We all know that exercise is good for mental health, but why? What factors involved in physical activity, sports and/or exercise are good for our minds? Researchers from the Trimbos Institute in the Netherlands believe that certain psychological factors that are linked to exercise – mainly body image and social interaction – play major roles in boosting mental health.
The authors, who reported their findings in the journal Clinical Psychological Science, had wanted to determine whether certain psychological factors associated with exercise played a role in boosting teenagers’ mental health. A recent study had shown that exercise helps people deal with anxiety and stress.
Karin Monshouwer wanted to look into two explanations for the association between exercise and mental health:
- The self-image hypothesis – exercise improves one’s look by helping the person achieve an ideal body weight and better body structure, which improves self-image and leads to positive comments from peers
- The social interaction hypothesis – that exercise involves social interactions, team spirit, and mutual support among team members, etc.
These two hypotheses are believed to be major contributors to mental health.
Monshouwer and team gathered and studied data on over 7,000 students aged 11 to 16; they were all Dutch. The teenagers filled in a questionnaire which assessed their mental health problems, physical activity habits, their perception of their body weight, and involvement in organized sports. They also collected information on the adolescents’ gender, socioeconomic status, age, whether they lived at home with their parents, and where they lived (urban, rural area, etc.).
The authors found that the teenagers who did the least exercise or none at all and perceived themselves as either too thin or too fat were the most likely to internalize their problems (and develop anxiety or depression) and externalize their problems (and become aggressive or be involved in substance abuse).
They also found that the participants who were regularly involved in organized sports were the least likely to have mental health problems.
The researchers confirmed both the self-image and social interaction hypotheses. They explained that a teenager’s body weight perception (too heavy, good, too thin) and membership of a sports club each partly accounted for the association between exercise and mental health. The association was still there after they had taken several factors into account, such as socioeconomic status.

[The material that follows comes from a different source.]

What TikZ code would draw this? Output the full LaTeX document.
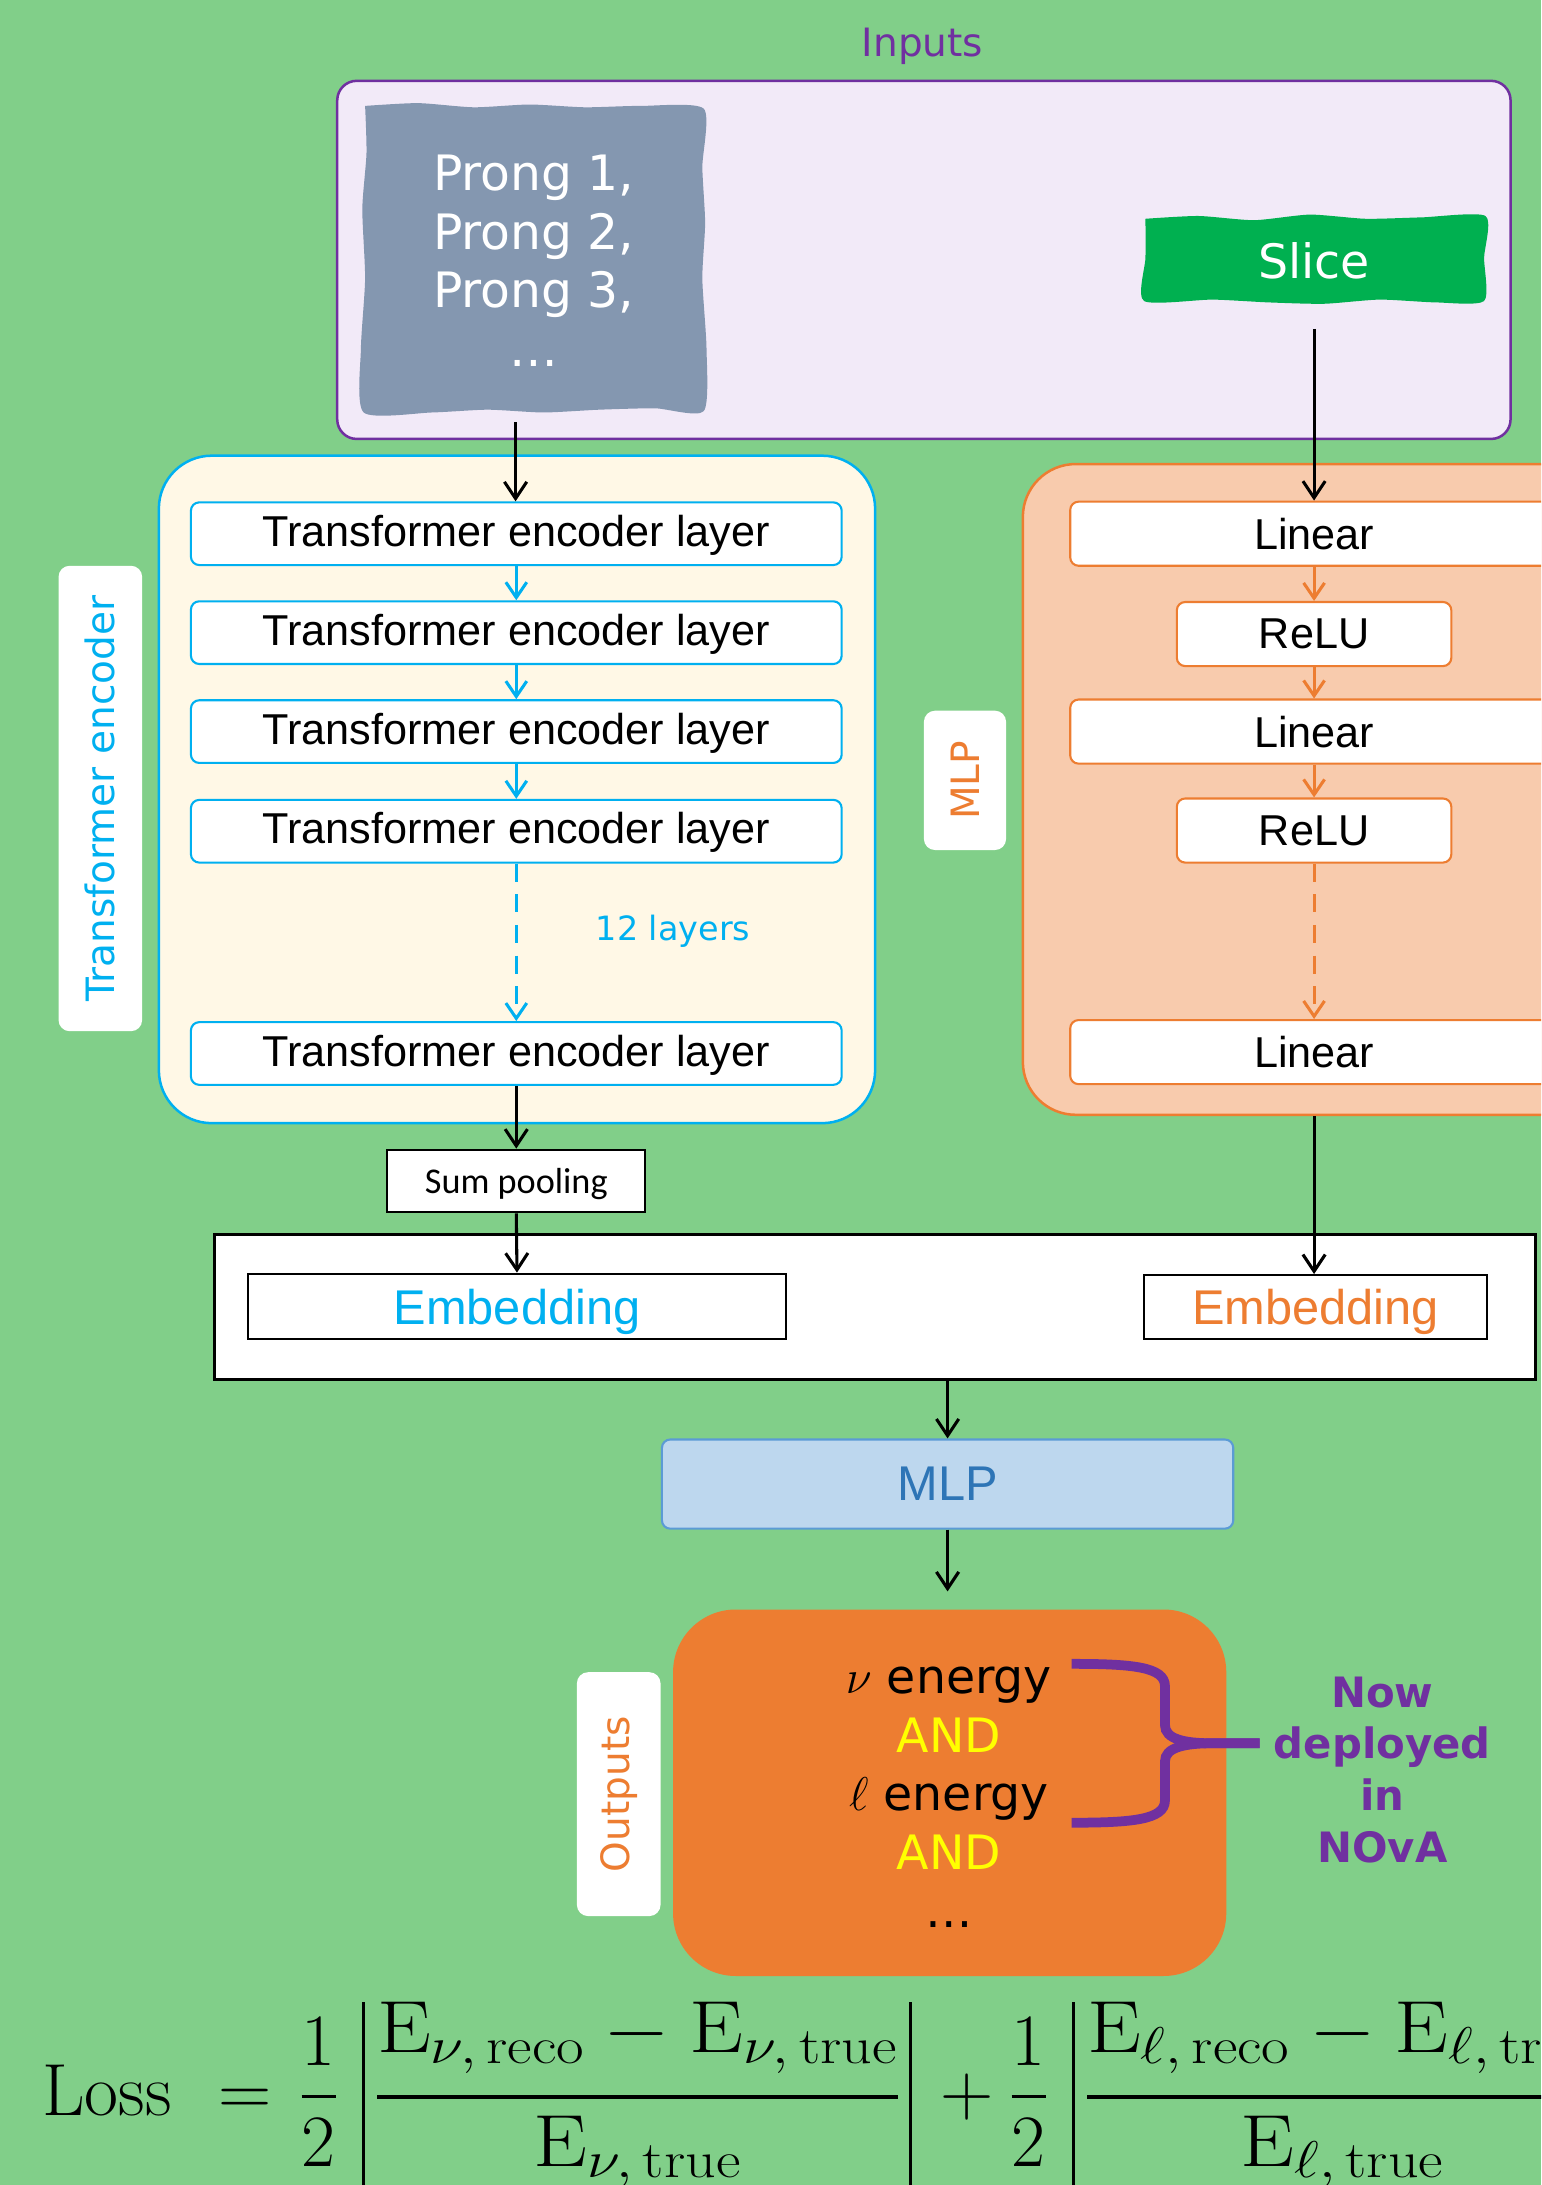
\RequirePackage{fix-cm}
\documentclass[tikz,border=0pt]{standalone}
\usepackage{graphicx}
\usepackage{fontspec}
\newfontfamily\dvfont{DejaVu Sans}
\newfontfamily\arfont{Liberation Sans}
\newfontfamily\calfont{Carlito}
\usetikzlibrary{arrows.meta}
\definecolor{bg}{HTML}{81CF89}
\definecolor{purp}{HTML}{7030A0}
\definecolor{inputsfill}{HTML}{F2EAF8}
\definecolor{prongc}{HTML}{8497B0}
\definecolor{slicec}{HTML}{00B050}
\definecolor{teblue}{HTML}{00B0F0}
\definecolor{cream}{HTML}{FFF8E6}
\definecolor{orangeC}{HTML}{ED7D31}
\definecolor{peach}{HTML}{F8CBAD}
\definecolor{mlpfill}{HTML}{BDD7EE}
\definecolor{mlpdraw}{HTML}{5B9BD5}
\definecolor{mlptext}{HTML}{2E75B6}
\definecolor{yel}{HTML}{FFFF00}
\newcommand\absbar{\vrule width 2.2pt height 81pt depth 70pt}
\newcommand\halffrac{{\displaystyle 1\above 2.2pt 2}}
\tikzset{
  tel/.style={draw=teblue, line width=1.5pt, fill=white, rounded corners=6pt,
    minimum width=467pt, minimum height=45pt, inner sep=0pt,
    text height=22pt, text depth=4pt,
    font=\arfont\fontsize{31}{36}\selectfont},
  mlpl/.style={draw=orangeC, line width=1.5pt, fill=white, rounded corners=6pt,
    minimum width=350pt, minimum height=46pt, inner sep=0pt,
    font=\arfont\fontsize{31}{36}\selectfont},
  relub/.style={mlpl, minimum width=197pt},
  sidelabel/.style={fill=white, rounded corners=8pt, rotate=90, inner sep=0pt,
    minimum height=60pt, font=\dvfont\fontsize{28}{32}\selectfont},
  blkarr/.style={line width=2.2pt, -{Straight Barb[length=12pt,width=16pt]}},
  blarr/.style={teblue, line width=2.2pt, -{Straight Barb[length=11pt,width=15pt]}},
  orarr/.style={orangeC, line width=2.2pt, -{Straight Barb[length=11pt,width=15pt]}},
  blkbox/.style={draw=black, fill=white, inner sep=0pt},
}
\begin{document}
\begin{tikzpicture}[x=1pt,y=-1pt]
\useasboundingbox (0,0) rectangle (1106,1568);
\clip (0,0) rectangle (1106,1568);
\fill[bg] (0,0) rectangle (1106,1568);

% ---------- Inputs ----------
\node[text=purp, font=\dvfont\fontsize{28}{32}\selectfont] (inputsLabel) at (662,33) {Inputs};
\node[draw=purp, fill=inputsfill, line width=1.8pt, rounded corners=14pt,
  minimum width=842pt, minimum height=257pt, inner sep=0pt] (inputs) at (663,186.5) {};

\fill[prongc] plot[smooth, tension=0.4] coordinates {
  (262,76) (300,74) (340,77) (380,75) (420,77) (460,76) (505,78)
  (504,120) (506,160) (504,200) (507,250) (505,295)
  (470,293) (430,294) (390,296) (350,294) (310,296) (261,296)
  (259,250) (262,200) (260,150) (263,110) (262,76)};
\node[text=white, align=center, inner sep=0pt,
  font=\dvfont\fontsize{35}{42}\selectfont] (prong) at (383,187)
  {Prong 1,\\Prong 2,\\Prong 3,\\\ldots};

\fill[slicec] plot[smooth, tension=0.4] coordinates {
  (822,157) (860,155) (900,158) (940,154) (980,157) (1020,156) (1066,155)
  (1065,185) (1065,216)
  (1030,217) (990,215) (950,218) (910,217) (870,215) (821,216)
  (822,185) (822,157)};
\node[text=white, font=\dvfont\fontsize{34}{40}\selectfont] (slice) at (943,187) {Slice};

\coordinate (prongout) at (370,303);
\coordinate (sliceout) at (943,236);

% ---------- Transformer encoder ----------
\node[draw=teblue, fill=cream, line width=1.8pt, rounded corners=38pt,
  minimum width=514pt, minimum height=479pt, inner sep=0pt] (tecont) at (371,566.5) {};
\node[sidelabel, text=teblue, minimum width=334pt] (telabel) at (72,573) {Transformer encoder};
\node[tel] (te1) at (370.5,383) {Transformer encoder layer};
\node[tel] (te2) at (370.5,454) {Transformer encoder layer};
\node[tel] (te3) at (370.5,525) {Transformer encoder layer};
\node[tel] (te4) at (370.5,596.5) {Transformer encoder layer};
\node[tel] (te5) at (370.5,756) {Transformer encoder layer};
\node[text=teblue, font=\dvfont\fontsize{24}{28}\selectfont] (twelve) at (483,668) {12 layers};

\draw[blarr] (te1) -- (te2);
\draw[blarr] (te2) -- (te3);
\draw[blarr] (te3) -- (te4);
\draw[blarr, dash pattern=on 13pt off 9pt] (te4) -- (te5);

% ---------- MLP (slice) ----------
\node[draw=orangeC, fill=peach, line width=1.8pt, rounded corners=38pt,
  minimum width=418pt, minimum height=467pt, inner sep=0pt] (mlpcont) at (943,566.5) {};
\node[sidelabel, text=orangeC, minimum width=100pt, minimum height=59pt] (mlplabel) at (692.5,560) {MLP};
\node[mlpl] (lin1) at (943,383) {Linear};
\node[relub] (relu1) at (943,455) {ReLU};
\node[mlpl] (lin2) at (943,525) {Linear};
\node[relub] (relu2) at (943,596) {ReLU};
\node[mlpl] (lin3) at (943,755) {Linear};

\draw[orarr] (lin1) -- (relu1);
\draw[orarr] (relu1) -- (lin2);
\draw[orarr] (lin2) -- (relu2);
\draw[orarr, dash pattern=on 13pt off 9pt] (relu2) -- (lin3);

\draw[blkarr] (prongout) -- (prongout |- te1.north);
\draw[blkarr] (sliceout) -- (lin1.north);

% ---------- pooling and embeddings ----------
\node[blkbox, line width=1.5pt, minimum width=185pt, minimum height=45pt, text depth=0pt,
  font=\calfont\fontsize{26}{30}\selectfont] (sumpool) at (370.5,847.5) {Sum pooling};
\node[blkbox, line width=2.5pt, minimum width=948pt, minimum height=104pt] (bigbox) at (628,938) {};
\node[blkbox, line width=1.5pt, minimum width=386pt, minimum height=47pt, text=teblue, text depth=0pt,
  font=\arfont\fontsize{35}{40}\selectfont] (embL) at (371,937.5) {Embedding};
\node[blkbox, line width=1.5pt, minimum width=246pt, minimum height=46pt, text=orangeC, text depth=0pt,
  font=\arfont\fontsize{35}{40}\selectfont] (embR) at (944,938) {Embedding};

\draw[blkarr] (te5.south) -- (sumpool.north);
\draw[blkarr] (sumpool.south) -- (embL.north);
\draw[blkarr] (mlpcont.south) -- (mlpcont.south |- embR.north);

\node[draw=mlpdraw, fill=mlpfill, line width=1.5pt, rounded corners=6pt,
  minimum width=410pt, minimum height=64pt, inner sep=0pt, text=mlptext,
  font=\arfont\fontsize{35}{40}\selectfont] (mlpbox) at (680,1065) {MLP};
\draw[blkarr] (mlpbox.north |- bigbox.south) -- (mlpbox.north);
\coordinate (outin) at (680,1142);
\draw[blkarr] (mlpbox.south) -- (outin);

% ---------- outputs ----------
\node[fill=orangeC, rounded corners=45pt, minimum width=397pt, minimum height=263pt,
  inner sep=0pt] (blob) at (681.5,1286.5) {};
\node[align=center, inner sep=0pt, font=\dvfont\fontsize{34}{42}\selectfont] (outtext) at (681,1290)
  {$\nu$ energy\\\textcolor{yel}{AND}\\$\ell$ energy\\\textcolor{yel}{AND}\\\ldots};
\node[sidelabel, text=orangeC, minimum width=175pt] (outlabel) at (444,1287.5) {Outputs};

\draw[purp, line width=7pt]
  (769,1194) .. controls (812,1194) and (836,1196) .. (836,1210) -- (836,1238)
  .. controls (836,1248) and (850,1251) .. (870,1251) -- (904,1251);
\draw[purp, line width=7pt]
  (904,1251) -- (870,1251) .. controls (850,1251) and (836,1254) .. (836,1264)
  -- (836,1292) .. controls (836,1306) and (812,1308) .. (769,1308);
\node[text=purp, align=center, inner sep=0pt,
  font=\dvfont\bfseries\fontsize{30}{37}\selectfont] (nova) at (992,1270)
  {Now\\deployed\\in\\NOvA};

% ---------- loss ----------
\node[anchor=base west, inner sep=0pt, font=\fontsize{53}{60}\selectfont] (loss) at (30,1518)
  {$\displaystyle \mathrm{Loss}\hspace{34pt}{=}\hspace{20pt}\halffrac\hspace{18pt}\absbar\hspace{7pt}%
   \scalebox{1.16}[1]{$\displaystyle{\raisebox{9pt}{$\mathrm{E}_{\nu,\,\mathrm{reco}}-\mathrm{E}_{\nu,\,\mathrm{true}}$}\above 2.4pt \mathrm{E}_{\nu,\,\mathrm{true}}}$}%
   \hspace{7pt}\absbar\hspace{20pt}{+}\hspace{12pt}\halffrac\hspace{18pt}\absbar\hspace{7pt}%
   \scalebox{1.16}[1]{$\displaystyle{\raisebox{9pt}{$\mathrm{E}_{\ell,\,\mathrm{reco}}-\mathrm{E}_{\ell,\,\mathrm{true}}$}\above 2.4pt \mathrm{E}_{\ell,\,\mathrm{true}}}$}%
   \hspace{7pt}\absbar$};
\end{tikzpicture}
\end{document}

The researchers emphasized that the body image and social interaction factors, known as the psychosocial factors, are only partly responsible for protecting mental health among sporty teenagers. Other factors, such as the physiological benefits of exercise are also important. A study in May 2012 by scientists from Vermont University showed that exercise triggers neurobiological changes in the brain itself.
“We think that these findings are important for policymakers and anyone who works in healthcare or prevention. Our findings indicate that physical activity may be one effective tool for the prevention of mental health problems in adolescence.”
The authors say that future studies should follow participants over longer periods to determine whether these hypotheses, and possibly others factors, continue to explain why exercise is good for mental health.